Every line of the listing must be reproduced as it stands. Leave the images behind.

#### The data

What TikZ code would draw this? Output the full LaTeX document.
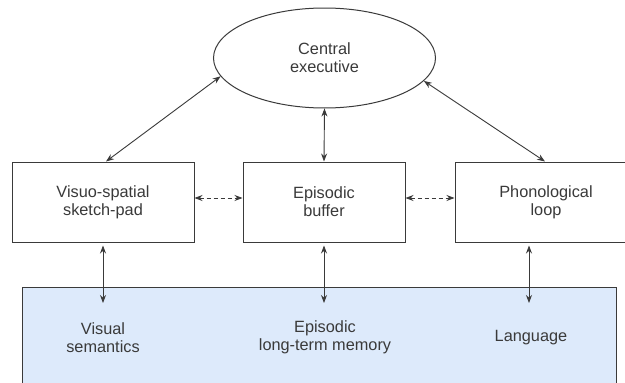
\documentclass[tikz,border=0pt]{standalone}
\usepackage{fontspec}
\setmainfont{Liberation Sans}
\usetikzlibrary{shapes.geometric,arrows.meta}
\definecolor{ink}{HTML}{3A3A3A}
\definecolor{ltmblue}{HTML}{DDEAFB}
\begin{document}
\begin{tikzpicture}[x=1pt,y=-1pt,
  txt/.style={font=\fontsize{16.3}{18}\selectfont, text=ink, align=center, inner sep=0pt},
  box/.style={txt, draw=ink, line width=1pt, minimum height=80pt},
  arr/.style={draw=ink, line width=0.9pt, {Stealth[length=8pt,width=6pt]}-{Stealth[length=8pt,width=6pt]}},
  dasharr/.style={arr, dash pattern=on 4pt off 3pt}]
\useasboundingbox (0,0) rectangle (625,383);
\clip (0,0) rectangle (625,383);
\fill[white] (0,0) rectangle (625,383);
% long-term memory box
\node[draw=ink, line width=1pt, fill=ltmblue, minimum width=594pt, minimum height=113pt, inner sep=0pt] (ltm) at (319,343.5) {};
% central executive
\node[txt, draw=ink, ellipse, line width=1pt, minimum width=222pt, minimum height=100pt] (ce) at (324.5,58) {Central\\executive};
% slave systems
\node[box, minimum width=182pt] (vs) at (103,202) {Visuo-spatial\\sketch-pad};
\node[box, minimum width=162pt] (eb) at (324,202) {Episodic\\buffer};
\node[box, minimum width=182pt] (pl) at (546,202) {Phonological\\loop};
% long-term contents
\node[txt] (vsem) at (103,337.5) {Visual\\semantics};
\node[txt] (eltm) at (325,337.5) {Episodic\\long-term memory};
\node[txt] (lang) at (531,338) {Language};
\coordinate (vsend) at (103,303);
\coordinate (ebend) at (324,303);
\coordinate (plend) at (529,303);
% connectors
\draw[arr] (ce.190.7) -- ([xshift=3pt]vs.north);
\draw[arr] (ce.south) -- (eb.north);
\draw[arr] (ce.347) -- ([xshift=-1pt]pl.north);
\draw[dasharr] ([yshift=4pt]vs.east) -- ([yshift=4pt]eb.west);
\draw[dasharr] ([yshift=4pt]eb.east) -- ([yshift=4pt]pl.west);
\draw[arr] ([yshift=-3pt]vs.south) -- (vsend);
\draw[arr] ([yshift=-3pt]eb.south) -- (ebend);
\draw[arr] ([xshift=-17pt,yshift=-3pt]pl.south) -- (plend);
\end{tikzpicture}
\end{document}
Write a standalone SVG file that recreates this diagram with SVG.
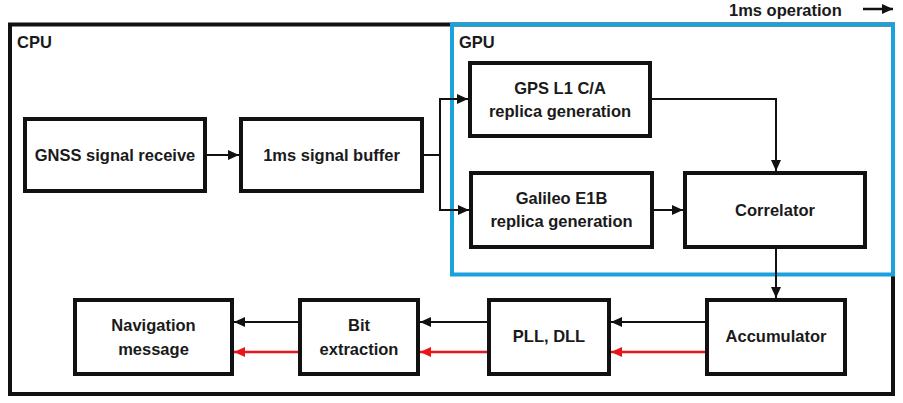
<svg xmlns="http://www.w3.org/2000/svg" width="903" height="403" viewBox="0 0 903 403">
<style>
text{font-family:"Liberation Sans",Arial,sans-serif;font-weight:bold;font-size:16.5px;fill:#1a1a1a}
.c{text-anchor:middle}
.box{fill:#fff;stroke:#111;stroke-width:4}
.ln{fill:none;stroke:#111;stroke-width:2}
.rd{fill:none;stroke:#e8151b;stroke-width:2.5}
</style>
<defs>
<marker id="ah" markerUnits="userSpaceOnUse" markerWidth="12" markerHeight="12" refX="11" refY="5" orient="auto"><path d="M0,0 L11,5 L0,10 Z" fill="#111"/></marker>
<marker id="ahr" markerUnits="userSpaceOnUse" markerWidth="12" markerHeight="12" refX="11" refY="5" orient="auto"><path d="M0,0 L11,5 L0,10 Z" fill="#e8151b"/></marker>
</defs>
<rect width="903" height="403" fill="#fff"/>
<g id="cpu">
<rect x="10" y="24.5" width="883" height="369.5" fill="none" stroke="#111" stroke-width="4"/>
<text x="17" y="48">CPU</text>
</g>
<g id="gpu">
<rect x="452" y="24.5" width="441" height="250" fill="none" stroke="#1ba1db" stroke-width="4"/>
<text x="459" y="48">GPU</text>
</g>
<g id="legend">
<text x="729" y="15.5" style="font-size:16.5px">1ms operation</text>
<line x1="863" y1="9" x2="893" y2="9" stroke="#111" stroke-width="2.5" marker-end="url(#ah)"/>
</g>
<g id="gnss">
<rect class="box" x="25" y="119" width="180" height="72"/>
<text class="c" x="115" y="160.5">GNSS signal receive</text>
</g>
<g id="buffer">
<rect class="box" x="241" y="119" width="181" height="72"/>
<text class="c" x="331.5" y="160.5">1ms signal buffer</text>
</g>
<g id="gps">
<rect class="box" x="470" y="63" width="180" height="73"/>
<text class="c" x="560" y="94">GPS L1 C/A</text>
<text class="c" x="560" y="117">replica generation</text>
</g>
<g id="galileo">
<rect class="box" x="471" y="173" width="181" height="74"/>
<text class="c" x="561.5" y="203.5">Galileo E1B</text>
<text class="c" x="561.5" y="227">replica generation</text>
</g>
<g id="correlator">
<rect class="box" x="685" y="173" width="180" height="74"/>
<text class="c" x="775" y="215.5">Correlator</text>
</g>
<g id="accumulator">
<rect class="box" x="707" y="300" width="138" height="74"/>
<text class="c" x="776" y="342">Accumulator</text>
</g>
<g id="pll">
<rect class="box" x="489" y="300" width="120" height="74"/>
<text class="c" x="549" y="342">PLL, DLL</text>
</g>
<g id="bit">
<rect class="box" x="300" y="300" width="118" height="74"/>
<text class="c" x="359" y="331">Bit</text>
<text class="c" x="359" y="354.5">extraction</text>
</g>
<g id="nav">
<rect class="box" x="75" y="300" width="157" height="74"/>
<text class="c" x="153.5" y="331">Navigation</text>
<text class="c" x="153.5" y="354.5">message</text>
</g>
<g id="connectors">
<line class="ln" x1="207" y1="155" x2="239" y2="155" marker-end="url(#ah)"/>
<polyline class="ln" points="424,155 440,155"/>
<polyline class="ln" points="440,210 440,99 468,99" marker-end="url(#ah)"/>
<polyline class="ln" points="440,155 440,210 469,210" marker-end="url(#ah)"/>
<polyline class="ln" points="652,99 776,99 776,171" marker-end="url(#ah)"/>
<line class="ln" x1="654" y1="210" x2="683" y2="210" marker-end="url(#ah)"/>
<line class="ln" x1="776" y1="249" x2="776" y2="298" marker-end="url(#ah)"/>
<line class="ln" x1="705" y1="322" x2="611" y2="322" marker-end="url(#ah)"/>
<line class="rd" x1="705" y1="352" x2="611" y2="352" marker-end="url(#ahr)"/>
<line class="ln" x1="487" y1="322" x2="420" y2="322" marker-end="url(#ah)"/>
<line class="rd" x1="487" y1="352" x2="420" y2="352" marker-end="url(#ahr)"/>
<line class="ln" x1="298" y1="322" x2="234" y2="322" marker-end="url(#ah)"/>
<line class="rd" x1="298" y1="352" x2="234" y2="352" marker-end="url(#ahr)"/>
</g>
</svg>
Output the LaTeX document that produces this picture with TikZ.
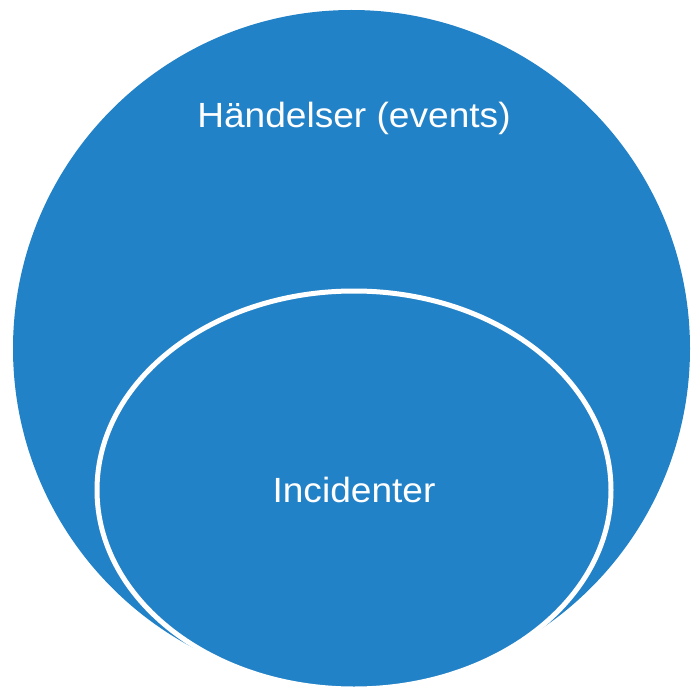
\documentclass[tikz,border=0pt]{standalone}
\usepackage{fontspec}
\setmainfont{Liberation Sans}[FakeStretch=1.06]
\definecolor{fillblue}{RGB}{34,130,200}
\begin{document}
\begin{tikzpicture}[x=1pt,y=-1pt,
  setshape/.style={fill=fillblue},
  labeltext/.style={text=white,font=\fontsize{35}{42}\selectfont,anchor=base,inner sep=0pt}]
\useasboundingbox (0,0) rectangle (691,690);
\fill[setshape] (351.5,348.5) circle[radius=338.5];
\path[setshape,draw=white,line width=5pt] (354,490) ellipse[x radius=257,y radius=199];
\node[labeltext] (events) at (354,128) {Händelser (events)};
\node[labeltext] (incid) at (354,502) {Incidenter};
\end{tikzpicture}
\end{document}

########

◆ Final result:
What TikZ code would draw this? Output the full LaTeX document.
\documentclass[tikz,border=0pt]{standalone}
\usepackage{fontspec}
\setmainfont{Liberation Sans}
\usetikzlibrary{shapes.geometric,arrows.meta}
\definecolor{ink}{HTML}{3A3A3A}
\definecolor{ltmblue}{HTML}{DDEAFB}
\begin{document}
\begin{tikzpicture}[x=1pt,y=-1pt,
  txt/.style={font=\fontsize{16.3}{18}\selectfont, text=ink, align=center, inner sep=0pt},
  box/.style={txt, draw=ink, line width=1pt, minimum height=80pt},
  arr/.style={draw=ink, line width=0.9pt, {Stealth[length=8pt,width=6pt]}-{Stealth[length=8pt,width=6pt]}},
  dasharr/.style={arr, dash pattern=on 4pt off 3pt}]
\useasboundingbox (0,0) rectangle (625,383);
\clip (0,0) rectangle (625,383);
\fill[white] (0,0) rectangle (625,383);
% long-term memory box
\node[draw=ink, line width=1pt, fill=ltmblue, minimum width=594pt, minimum height=113pt, inner sep=0pt] (ltm) at (319,343.5) {};
% central executive
\node[txt, draw=ink, ellipse, line width=1pt, minimum width=222pt, minimum height=100pt] (ce) at (324.5,58) {Central\\executive};
% slave systems
\node[box, minimum width=182pt] (vs) at (103,202) {Visuo-spatial\\sketch-pad};
\node[box, minimum width=162pt] (eb) at (324,202) {Episodic\\buffer};
\node[box, minimum width=182pt] (pl) at (546,202) {Phonological\\loop};
% long-term contents
\node[txt] (vsem) at (103,337.5) {Visual\\semantics};
\node[txt] (eltm) at (325,337.5) {Episodic\\long-term memory};
\node[txt] (lang) at (531,338) {Language};
\coordinate (vsend) at (103,303);
\coordinate (ebend) at (324,303);
\coordinate (plend) at (529,303);
% connectors
\draw[arr] (ce.190.7) -- ([xshift=3pt]vs.north);
\draw[arr] (ce.south) -- (eb.north);
\draw[arr] (ce.347) -- ([xshift=-1pt]pl.north);
\draw[dasharr] ([yshift=4pt]vs.east) -- ([yshift=4pt]eb.west);
\draw[dasharr] ([yshift=4pt]eb.east) -- ([yshift=4pt]pl.west);
\draw[arr] ([yshift=-3pt]vs.south) -- (vsend);
\draw[arr] ([yshift=-3pt]eb.south) -- (ebend);
\draw[arr] ([xshift=-17pt,yshift=-3pt]pl.south) -- (plend);
\end{tikzpicture}
\end{document}
Write a standalone SVG file that recreates this diagram with SVG.
<svg xmlns="http://www.w3.org/2000/svg" width="903" height="403" viewBox="0 0 903 403">
<style>
text{font-family:"Liberation Sans",Arial,sans-serif;font-weight:bold;font-size:16.5px;fill:#1a1a1a}
.c{text-anchor:middle}
.box{fill:#fff;stroke:#111;stroke-width:4}
.ln{fill:none;stroke:#111;stroke-width:2}
.rd{fill:none;stroke:#e8151b;stroke-width:2.5}
</style>
<defs>
<marker id="ah" markerUnits="userSpaceOnUse" markerWidth="12" markerHeight="12" refX="11" refY="5" orient="auto"><path d="M0,0 L11,5 L0,10 Z" fill="#111"/></marker>
<marker id="ahr" markerUnits="userSpaceOnUse" markerWidth="12" markerHeight="12" refX="11" refY="5" orient="auto"><path d="M0,0 L11,5 L0,10 Z" fill="#e8151b"/></marker>
</defs>
<rect width="903" height="403" fill="#fff"/>
<g id="cpu">
<rect x="10" y="24.5" width="883" height="369.5" fill="none" stroke="#111" stroke-width="4"/>
<text x="17" y="48">CPU</text>
</g>
<g id="gpu">
<rect x="452" y="24.5" width="441" height="250" fill="none" stroke="#1ba1db" stroke-width="4"/>
<text x="459" y="48">GPU</text>
</g>
<g id="legend">
<text x="729" y="15.5" style="font-size:16.5px">1ms operation</text>
<line x1="863" y1="9" x2="893" y2="9" stroke="#111" stroke-width="2.5" marker-end="url(#ah)"/>
</g>
<g id="gnss">
<rect class="box" x="25" y="119" width="180" height="72"/>
<text class="c" x="115" y="160.5">GNSS signal receive</text>
</g>
<g id="buffer">
<rect class="box" x="241" y="119" width="181" height="72"/>
<text class="c" x="331.5" y="160.5">1ms signal buffer</text>
</g>
<g id="gps">
<rect class="box" x="470" y="63" width="180" height="73"/>
<text class="c" x="560" y="94">GPS L1 C/A</text>
<text class="c" x="560" y="117">replica generation</text>
</g>
<g id="galileo">
<rect class="box" x="471" y="173" width="181" height="74"/>
<text class="c" x="561.5" y="203.5">Galileo E1B</text>
<text class="c" x="561.5" y="227">replica generation</text>
</g>
<g id="correlator">
<rect class="box" x="685" y="173" width="180" height="74"/>
<text class="c" x="775" y="215.5">Correlator</text>
</g>
<g id="accumulator">
<rect class="box" x="707" y="300" width="138" height="74"/>
<text class="c" x="776" y="342">Accumulator</text>
</g>
<g id="pll">
<rect class="box" x="489" y="300" width="120" height="74"/>
<text class="c" x="549" y="342">PLL, DLL</text>
</g>
<g id="bit">
<rect class="box" x="300" y="300" width="118" height="74"/>
<text class="c" x="359" y="331">Bit</text>
<text class="c" x="359" y="354.5">extraction</text>
</g>
<g id="nav">
<rect class="box" x="75" y="300" width="157" height="74"/>
<text class="c" x="153.5" y="331">Navigation</text>
<text class="c" x="153.5" y="354.5">message</text>
</g>
<g id="connectors">
<line class="ln" x1="207" y1="155" x2="239" y2="155" marker-end="url(#ah)"/>
<polyline class="ln" points="424,155 440,155"/>
<polyline class="ln" points="440,210 440,99 468,99" marker-end="url(#ah)"/>
<polyline class="ln" points="440,155 440,210 469,210" marker-end="url(#ah)"/>
<polyline class="ln" points="652,99 776,99 776,171" marker-end="url(#ah)"/>
<line class="ln" x1="654" y1="210" x2="683" y2="210" marker-end="url(#ah)"/>
<line class="ln" x1="776" y1="249" x2="776" y2="298" marker-end="url(#ah)"/>
<line class="ln" x1="705" y1="322" x2="611" y2="322" marker-end="url(#ah)"/>
<line class="rd" x1="705" y1="352" x2="611" y2="352" marker-end="url(#ahr)"/>
<line class="ln" x1="487" y1="322" x2="420" y2="322" marker-end="url(#ah)"/>
<line class="rd" x1="487" y1="352" x2="420" y2="352" marker-end="url(#ahr)"/>
<line class="ln" x1="298" y1="322" x2="234" y2="322" marker-end="url(#ah)"/>
<line class="rd" x1="298" y1="352" x2="234" y2="352" marker-end="url(#ahr)"/>
</g>
</svg>
Output the LaTeX document that produces this picture with TikZ.
\documentclass[tikz,border=0pt]{standalone}
\usepackage{fontspec}
\setmainfont{Liberation Sans}[FakeStretch=1.06]
\definecolor{fillblue}{RGB}{34,130,200}
\begin{document}
\begin{tikzpicture}[x=1pt,y=-1pt,
  setshape/.style={fill=fillblue},
  labeltext/.style={text=white,font=\fontsize{35}{42}\selectfont,anchor=base,inner sep=0pt}]
\useasboundingbox (0,0) rectangle (691,690);
\fill[setshape] (351.5,348.5) circle[radius=338.5];
\path[setshape,draw=white,line width=5pt] (354,490) ellipse[x radius=257,y radius=199];
\node[labeltext] (events) at (354,128) {Händelser (events)};
\node[labeltext] (incid) at (354,502) {Incidenter};
\end{tikzpicture}
\end{document}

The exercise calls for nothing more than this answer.